Other times self-care can be taking care of responsibilities and taking care of your physical and mental health. Self-compassion is a big part of self-care. Self-care can also mean practicing and using your coping skills or going to therapy.
Supplement Your Work Life
Whether you are new to a role and just transitioning or have been unhappy in your position for a while, you can supplement your job with meaningful things outside of work. Whether that means spending time with friends and family, following a passion, or engaging in a fun hobby, play is vital to our well-being.
Often, people struggle with leaving a field or role that doesn’t fully meet their needs, and they feel dissatisfied or under-stimulated. Suppose that’s something you feel, but you do not want to consider a shift. In that case, it can be helpful to do extracurriculars such as community service in a field or place that matches your values and brings additional satisfaction to your sense of balance.
Why Is It Hard to Leave a Job?
You may be wondering what to do if you now recognize these issues but don’t feel ready to leave your job.
Financial stability, risk aversion, low confidence, and not having another job direction can be reasons people stay at an unfulfilling job.
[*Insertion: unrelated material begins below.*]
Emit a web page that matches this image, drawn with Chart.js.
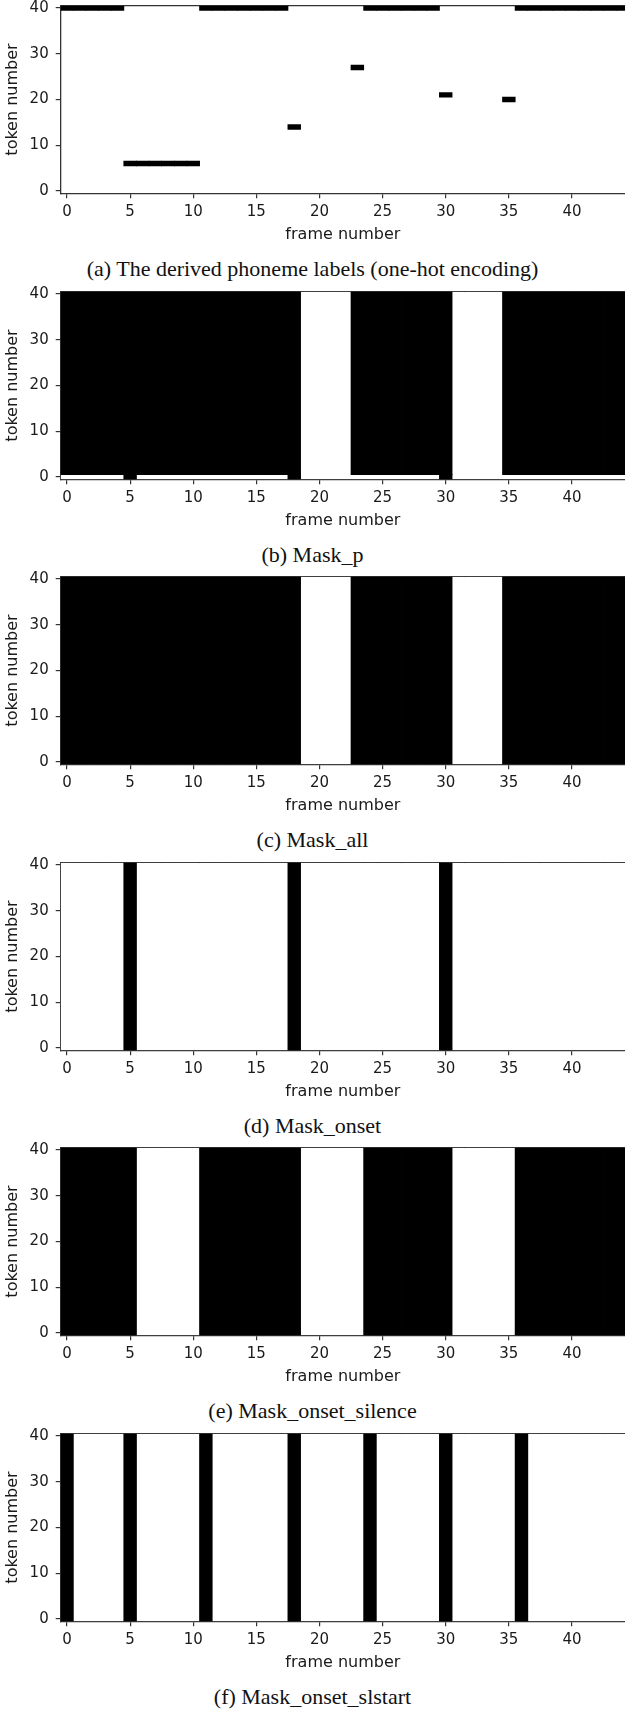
<!DOCTYPE html>
<html>
<head>
<meta charset="utf-8">
<title>Phoneme labels and masks</title>
<script src="https://cdn.jsdelivr.net/npm/chart.js@4/dist/chart.umd.min.js"></script>
<style>
    html, body { margin: 0; padding: 0; background: #ffffff; }
    #page { position: relative; width: 625px; height: 1710px; overflow: hidden; }
    .panel { position: absolute; left: 0; width: 625px; height: 286px; }
    .panel canvas { position: absolute; left: 0; top: 0; }
    .caption {
        position: absolute; left: 0; top: 255px; width: 625px;
        text-align: center; white-space: nowrap;
        font-family: "Liberation Serif", "Times New Roman", serif;
        font-size: 22px; line-height: 28px; color: #111111;
    }
</style>
</head>
<body>
<div id="page"></div>
<script>
// Frames along x, tokens along y. One value per frame in every array below.
var frames = [0, 1, 2, 3, 4, 5, 6, 7, 8, 9, 10, 11, 12, 13, 14, 15, 16, 17, 18, 19, 20, 21,
    22, 23, 24, 25, 26, 27, 28, 29, 30, 31, 32, 33, 34, 35, 36, 37, 38, 39, 40, 41, 42, 43, 44];
var frameTicks = [0, 5, 10, 15, 20, 25, 30, 35, 40];
var tokenTicks = [0, 10, 20, 30, 40];
var lowestToken = 0;
var highestToken = 40;

// (a) token that is "hot" in each frame (null = empty column)
var phonemeTokens = [40, 40, 40, 40, 40, 6, 6, 6, 6, 6, 6, 40, 40, 40, 40, 40, 40, 40, 14, null,
    null, null, null, 27, 40, 40, 40, 40, 40, 40, 21, null, null, null, null, 20, 40, 40, 40, 40,
    40, 40, 40, 40, 40];

// (b) Mask_p: token 0 and tokens 1..40 behave differently
var maskPRow0 = [0, 0, 0, 0, 0, 1, 0, 0, 0, 0, 0, 0, 0, 0, 0, 0, 0, 0, 1, 0, 0, 0, 0, 0, 0,
    0, 0, 0, 0, 0, 1, 0, 0, 0, 0, 0, 0, 0, 0, 0, 0, 0, 0, 0, 0];
var maskPOther = [1, 1, 1, 1, 1, 1, 1, 1, 1, 1, 1, 1, 1, 1, 1, 1, 1, 1, 1, 0, 0, 0, 0, 1, 1,
    1, 1, 1, 1, 1, 1, 0, 0, 0, 0, 1, 1, 1, 1, 1, 1, 1, 1, 1, 1];

// (c) - (f): whole columns
var maskAll = [1, 1, 1, 1, 1, 1, 1, 1, 1, 1, 1, 1, 1, 1, 1, 1, 1, 1, 1, 0, 0, 0, 0, 1, 1,
    1, 1, 1, 1, 1, 1, 0, 0, 0, 0, 1, 1, 1, 1, 1, 1, 1, 1, 1, 1];
var maskOnset = [0, 0, 0, 0, 0, 1, 0, 0, 0, 0, 0, 0, 0, 0, 0, 0, 0, 0, 1, 0, 0, 0, 0, 0, 0,
    0, 0, 0, 0, 0, 1, 0, 0, 0, 0, 0, 0, 0, 0, 0, 0, 0, 0, 0, 0];
var maskOnsetSilence = [1, 1, 1, 1, 1, 1, 0, 0, 0, 0, 0, 1, 1, 1, 1, 1, 1, 1, 1, 0, 0, 0, 0, 0, 1,
    1, 1, 1, 1, 1, 1, 0, 0, 0, 0, 0, 1, 1, 1, 1, 1, 1, 1, 1, 1];
var maskOnsetSlstart = [1, 0, 0, 0, 0, 1, 0, 0, 0, 0, 0, 1, 0, 0, 0, 0, 0, 0, 1, 0, 0, 0, 0, 0, 1,
    0, 0, 0, 0, 0, 1, 0, 0, 0, 0, 0, 1, 0, 0, 0, 0, 0, 0, 0, 0];

var textColor = "#1a1a1a";
var lineColor = "#333333";

document.addEventListener("DOMContentLoaded", function () {
    Chart.defaults.font.family = "DejaVu Sans";

    var panels = [
        { top: 0, caption: "(a) The derived phoneme labels (one-hot encoding)",
            datasets: oneHotDatasets(phonemeTokens) },
        { top: 286, caption: "(b) Mask_p", datasets: maskDatasets([
            { values: maskPOther, from: lowestToken + 1, to: highestToken },
            { values: maskPRow0, from: lowestToken, to: lowestToken }
        ]) },
        { top: 571, caption: "(c) Mask_all", datasets: maskDatasets([{ values: maskAll, from: lowestToken, to: highestToken }]) },
        { top: 857, caption: "(d) Mask_onset", datasets: maskDatasets([{ values: maskOnset, from: lowestToken, to: highestToken }]) },
        { top: 1142, caption: "(e) Mask_onset_silence", datasets: maskDatasets([{ values: maskOnsetSilence, from: lowestToken, to: highestToken }]) },
        { top: 1428, caption: "(f) Mask_onset_slstart", datasets: maskDatasets([{ values: maskOnsetSlstart, from: lowestToken, to: highestToken }]) }
    ];

    for (var i = 0; i < panels.length; i++) {
        drawPanel(panels[i]);
    }
});

function drawPanel(panel) {
    var page = document.getElementById("page");
    var box = document.createElement("div");
    box.className = "panel";
    box.style.top = panel.top + "px";

    var canvas = document.createElement("canvas");
    canvas.width = 625;
    canvas.height = 245;
    box.appendChild(canvas);

    var caption = document.createElement("div");
    caption.className = "caption";
    caption.textContent = panel.caption;
    box.appendChild(caption);
    page.appendChild(box);

    new Chart(canvas, {
        type: "bar",
        data: { datasets: panel.datasets },
        options: createOptions()
    });
}

// one cell per frame, black where the token is set
function oneHotDatasets(tokens) {
    var cells = [];
    for (var i = 0; i < frames.length; i++) {
        if (tokens[i] === null) {
            continue;
        }
        cells.push({ x: frames[i], y: [tokens[i] - 0.5, tokens[i] + 0.5] });
    }
    return [cellStyle(cells, "#000000", 0.4)];
}

// columns of tokens from..to for every frame: 1 goes black, 0 goes white.
// The black set comes first so it is drawn on top of the white one.
function maskDatasets(parts) {
    var ones = [];
    var zeros = [];
    for (var p = 0; p < parts.length; p++) {
        var part = parts[p];
        for (var i = 0; i < frames.length; i++) {
            var cell = { x: frames[i], y: [part.from - 0.5, part.to + 0.5] };
            if (part.values[i]) {
                ones.push(cell);
            } else {
                zeros.push(cell);
            }
        }
    }
    return [cellStyle(ones, "#000000", 0.4), cellStyle(zeros, "#ffffff", 0)];
}

function cellStyle(cells, color, inflate) {
    return {
        data: cells,
        backgroundColor: color,
        borderWidth: 0,
        borderSkipped: false,
        inflateAmount: inflate,
        barPercentage: 1,
        categoryPercentage: 1,
        grouped: false,
        xAxisID: "x",
        yAxisID: "y"
    };
}

function tickFont() {
    return { family: "DejaVu Sans", size: 15, lineHeight: 1.2 };
}

function titleFont() {
    return { family: "DejaVu Sans", size: 16, lineHeight: 1.2 };
}

function createOptions() {
    return {
        responsive: false,
        animation: false,
        events: [],
        layout: { autoPadding: false, padding: { top: 5.7, left: 0, right: 0, bottom: 0 } },
        plugins: {
            legend: { display: false },
            tooltip: { enabled: false }
        },
        scales: {
            x: {
                type: "linear",
                axis: "x",
                position: "bottom",
                min: -0.5,
                max: 44.2,
                offset: false,
                z: 1,
                grid: { offset: false, drawOnChartArea: false, tickLength: 5, lineWidth: 1.2, color: lineColor },
                border: { display: true, color: lineColor, width: 1.3 },
                ticks: { autoSkip: false, maxRotation: 0, padding: 5, color: textColor, font: tickFont() },
                title: { display: true, text: "frame number", color: textColor, font: titleFont(), padding: { top: 0, bottom: 0.6 } },
                afterBuildTicks: function (scale) {
                    scale.ticks = frameTicks.map(function (v) { return { value: v }; });
                },
                afterFit: function (scale) {
                    scale.height = 51.7;
                    scale.paddingLeft = 0;
                    scale.paddingRight = 0;
                }
            },
            top: {
                type: "linear",
                axis: "x",
                position: "top",
                min: -0.5,
                max: 44.2,
                z: 1,
                grid: { drawOnChartArea: false, drawTicks: false, lineWidth: 1.2, color: lineColor },
                border: { display: true, color: lineColor, width: 1.3 },
                ticks: { display: false },
                afterFit: function (scale) {
                    scale.height = 0;
                    scale.paddingLeft = 0;
                    scale.paddingRight = 0;
                }
            },
            y: {
                type: "linear",
                position: "left",
                min: lowestToken - 0.5,
                max: highestToken + 0.5,
                z: 1,
                grid: { drawOnChartArea: false, tickLength: 5, lineWidth: 1.2, color: lineColor },
                border: { display: true, color: lineColor, width: 1.3 },
                ticks: { padding: 7, color: textColor, font: tickFont() },
                title: { display: true, text: "token number", color: textColor, font: titleFont(), padding: { top: 3.7, bottom: 0 } },
                afterBuildTicks: function (scale) {
                    scale.ticks = tokenTicks.map(function (v) { return { value: v }; });
                },
                afterFit: function (scale) {
                    scale.width = 60.7;
                    scale.paddingTop = 0;
                    scale.paddingBottom = 0;
                }
            }
        }
    };
}
</script>
</body>
</html>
It’s understandable if you find yourself afraid to make a career shift. The cost might be too high to go back to school or to start something new. You might also be fearful of taking any risks due to dependents relying on you.
While some people in those positions have successfully made meaningful changes in their careers with proper support, it’s also possible to stay at your job if you can improve the way you work!
Working on the things above can help you even if you are not transitioning to a new job and are just trying to improve your current one. If you can’t leave the job, you can still be fully happy by making other parts of your life fill in what you’re lacking at work. And remember, whatever you decide, your path is yours.